Kedua, soal keberadaan Dewan Pengawas KPK yang punya kewenangan melaksanakan tugas dan wewenang KPK, memberi/tidak memberi izin penyadapan, penggeledahan dan penyitaan, menyusun dan menetapkan kode etik pimpinan dan pegawai, memeriksa dugaan pelanggaran kode etik, mengevaluasi kinerja pimpinan dan pegawai KPK setahun sekali.
Keberadaan dewan pengawas ini dinilai berpotensi mengganggu penanganan perkara karena dugaan konflik kepentingan.
Ketiga, pembatasan fungsi penyadapan karena KPK wajib meminta izin tertulis dari dewan pengawas sebelum menyadap.
Dalam aturan sebelumnya KPK berwenang sendiri melakukan penyadapan tanpa perlu meminta izin.
Keempat, KPK berwenang menerbitkan SP3 untuk perkara korupsi yang tidak selesai dalam jangka waktu maksimal dua tahun.
Kemudian, KPK juga wajib berkoordinasi dengan penegak hukum lain dalam hal pelaksanaan penyelidikan, penyidikan, dan penuntutan.
Pasal kontroversi lain ialah mengatur soal mekanisme penyitaan dan penggeledahan serta status pegawai KPK menjadi aparatur sipil negara.

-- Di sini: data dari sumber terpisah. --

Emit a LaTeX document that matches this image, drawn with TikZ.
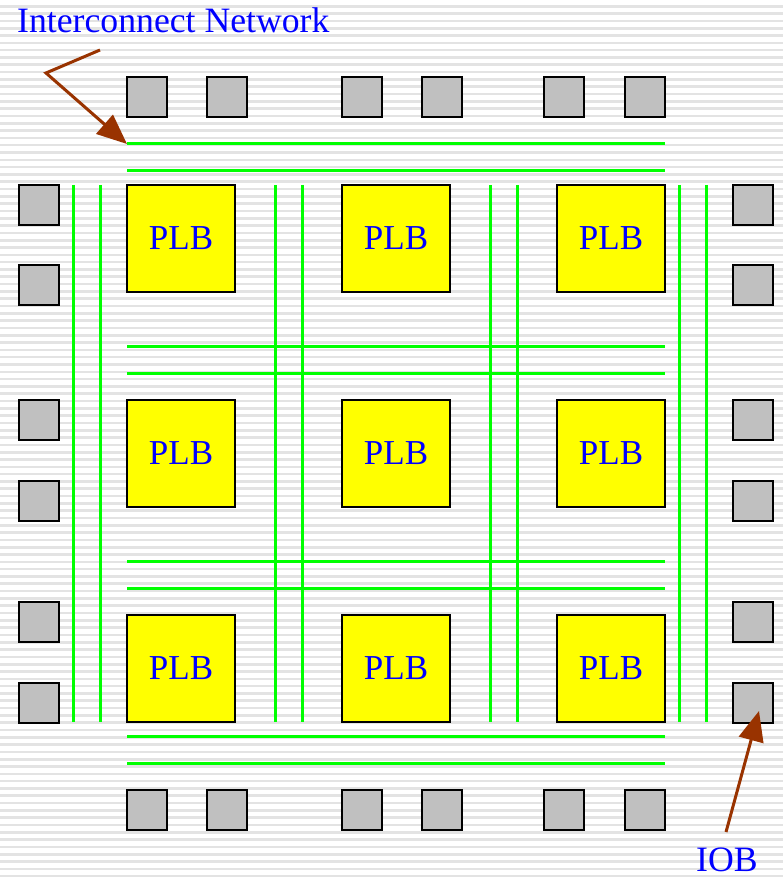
\documentclass[tikz,border=0pt]{standalone}
\usepackage{fontspec}
\setmainfont{Liberation Serif}
\usetikzlibrary{arrows.meta}
\definecolor{stripe}{HTML}{E3E3E3}
\definecolor{iobgray}{HTML}{C0C0C0}
\definecolor{wire}{HTML}{00FF00}
\definecolor{plbyellow}{HTML}{FFFF00}
\definecolor{labelblue}{HTML}{0000FF}
\definecolor{arrowbrown}{HTML}{993300}
\tikzset{
  iob/.style={draw=black, line width=2.2pt, fill=iobgray, minimum width=40pt, minimum height=40pt, inner sep=0pt},
  plb/.style={draw=black, line width=2pt, fill=plbyellow, minimum width=108pt, minimum height=107pt, inner sep=0pt,
    text=labelblue, font=\fontsize{35}{40}\selectfont},
  wireline/.style={draw=wire, line width=3pt},
  lbl/.style={text=labelblue, font=\fontsize{35.7}{40}\selectfont, inner sep=0pt},
  pointer/.style={draw=arrowbrown, line width=3pt, -{Triangle[length=30pt,width=25pt]}}
}
\begin{document}
\begin{tikzpicture}[x=1pt,y=-1pt]
\useasboundingbox (0,0) rectangle (783,877);
\fill[white] (0,0) rectangle (783,877);
% striped background
\foreach \i in {0,...,119} {
  \fill[stripe] (0,{5+7.31*\i}) rectangle (783,{7.6+7.31*\i});
}
% interconnect wires: horizontal
\foreach \y in {144,171,346,373,561,588,736,763} {
  \draw[wireline] (127,\y) -- (665,\y);
}
% interconnect wires: vertical
\foreach \x in {73,100,275,302,490,517,679,706} {
  \draw[wireline] (\x,185) -- (\x,722);
}
% PLBs
\foreach \cx/\r in {181/a,396/b,611/c} {
  \foreach \cy/\c in {238.5/1,453.5/2,668.5/3} {
    \node[plb] (plb\r\c) at (\cx,\cy) {PLB};
  }
}
% IOBs top and bottom
\foreach \cx/\n in {147/1,227/2,362/3,442/4,564/5,645/6} {
  \node[iob] (iobt\n) at (\cx,97) {};
  \node[iob] (iobb\n) at (\cx,810) {};
}
% IOBs left and right
\foreach \cy/\n in {205/1,285/2,420/3,501/4,622/5,703/6} {
  \node[iob] (iobl\n) at (39,\cy) {};
  \node[iob] (iobr\n) at (753,\cy) {};
}
% labels
\node[lbl, anchor=base west] (netlabel) at (17,33) {Interconnect Network};
\node[lbl, anchor=base west] (ioblabel) at (696,871) {IOB};
% pointers
\coordinate (netstart) at (100,50);
\coordinate (netbend) at (46,73);
\coordinate (nettip) at (127,144);
\draw[pointer] (netstart) -- (netbend) -- (nettip);
\coordinate (iobstart) at (726,832);
\coordinate (iobtip) at (759,711);
\draw[pointer] (iobstart) -- (iobtip);
\end{tikzpicture}
\end{document}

Namun, Jokowi memastikan tak akan menerbitkan peraturan pemerintah pengganti undang-undang (perppu) untuk mencabut UU KPK.
2. RKUHP
Mendesak adanya penundaan untuk melakukan pembahasan ulang terhadap pasal-pasal yang bermasalah dalam RKUHP.

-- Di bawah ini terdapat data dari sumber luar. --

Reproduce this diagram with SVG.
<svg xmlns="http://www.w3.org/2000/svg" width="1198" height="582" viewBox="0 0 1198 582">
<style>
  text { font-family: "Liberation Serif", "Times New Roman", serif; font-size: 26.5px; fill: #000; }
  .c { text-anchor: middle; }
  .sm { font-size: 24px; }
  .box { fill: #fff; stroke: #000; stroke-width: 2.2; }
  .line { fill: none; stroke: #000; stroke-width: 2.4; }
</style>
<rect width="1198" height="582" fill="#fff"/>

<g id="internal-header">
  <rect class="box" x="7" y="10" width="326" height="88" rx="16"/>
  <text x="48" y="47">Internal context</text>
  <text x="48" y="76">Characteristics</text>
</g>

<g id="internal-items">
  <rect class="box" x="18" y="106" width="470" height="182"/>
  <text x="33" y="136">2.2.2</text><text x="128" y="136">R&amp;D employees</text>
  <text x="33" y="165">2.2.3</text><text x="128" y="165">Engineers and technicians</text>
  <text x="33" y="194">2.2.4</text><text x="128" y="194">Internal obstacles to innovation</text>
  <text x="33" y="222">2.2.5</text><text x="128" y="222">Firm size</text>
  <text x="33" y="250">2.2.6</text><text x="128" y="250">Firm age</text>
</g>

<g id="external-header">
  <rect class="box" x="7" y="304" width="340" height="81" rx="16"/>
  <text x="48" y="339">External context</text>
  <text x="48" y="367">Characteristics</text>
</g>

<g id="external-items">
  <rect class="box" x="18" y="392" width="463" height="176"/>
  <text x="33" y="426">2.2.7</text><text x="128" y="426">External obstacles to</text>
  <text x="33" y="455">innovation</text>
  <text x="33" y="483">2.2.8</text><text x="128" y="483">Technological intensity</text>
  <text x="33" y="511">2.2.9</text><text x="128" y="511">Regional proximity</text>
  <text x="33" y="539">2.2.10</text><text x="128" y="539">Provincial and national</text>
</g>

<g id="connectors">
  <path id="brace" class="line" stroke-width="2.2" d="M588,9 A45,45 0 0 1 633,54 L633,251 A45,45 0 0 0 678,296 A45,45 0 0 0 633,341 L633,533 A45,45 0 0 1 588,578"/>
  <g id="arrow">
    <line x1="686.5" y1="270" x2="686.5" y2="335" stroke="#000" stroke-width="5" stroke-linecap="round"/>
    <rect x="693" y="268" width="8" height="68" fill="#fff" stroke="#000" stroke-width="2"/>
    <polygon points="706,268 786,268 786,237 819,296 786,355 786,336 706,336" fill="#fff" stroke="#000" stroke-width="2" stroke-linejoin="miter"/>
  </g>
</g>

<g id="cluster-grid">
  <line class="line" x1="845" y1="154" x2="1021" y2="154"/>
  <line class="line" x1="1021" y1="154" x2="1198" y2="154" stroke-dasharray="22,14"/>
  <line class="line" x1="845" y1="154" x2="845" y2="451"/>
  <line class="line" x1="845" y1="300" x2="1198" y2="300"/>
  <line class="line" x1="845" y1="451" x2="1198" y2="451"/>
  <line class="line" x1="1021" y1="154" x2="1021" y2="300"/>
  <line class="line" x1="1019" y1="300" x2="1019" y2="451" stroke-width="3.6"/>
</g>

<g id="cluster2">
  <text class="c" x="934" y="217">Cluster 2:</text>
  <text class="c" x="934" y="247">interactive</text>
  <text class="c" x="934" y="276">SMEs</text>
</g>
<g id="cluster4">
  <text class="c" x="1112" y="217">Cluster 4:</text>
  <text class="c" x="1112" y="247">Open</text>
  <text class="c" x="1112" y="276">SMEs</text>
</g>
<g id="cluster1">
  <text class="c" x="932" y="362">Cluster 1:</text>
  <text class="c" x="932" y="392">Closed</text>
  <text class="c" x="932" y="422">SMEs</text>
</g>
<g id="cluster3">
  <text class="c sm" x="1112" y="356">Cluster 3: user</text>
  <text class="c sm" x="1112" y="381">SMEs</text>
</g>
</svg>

Pembahasan RKUHP menuai polemik lantaran beberapa pasalnya dianggap represif dan tidak pro dengan hak asasi manusia.
Sebagai contoh, ada pasal-pasal yang dianggap mengekang kebebasan berpendapat dan kebebasan pers.
Jika RUU KUHP disahkan, netizen dan wartawan yang dianggap beritanya menghina presiden atau pemerintah akan dipidana.
Contoh lain adalah Pasal 432 tentang penggelandangan.
Di aturan tersebut disebutkan bahwa setiap orang yang bergelandangan di jalan atau di tempat umum yang mengganggu ketertiban umum dipidana dengan pidana denda paling banyak kategori I.
Pasal tersebut berpotensi menjadi pasal karet karena kategori penggelandang bisa dienterpretasikan luas.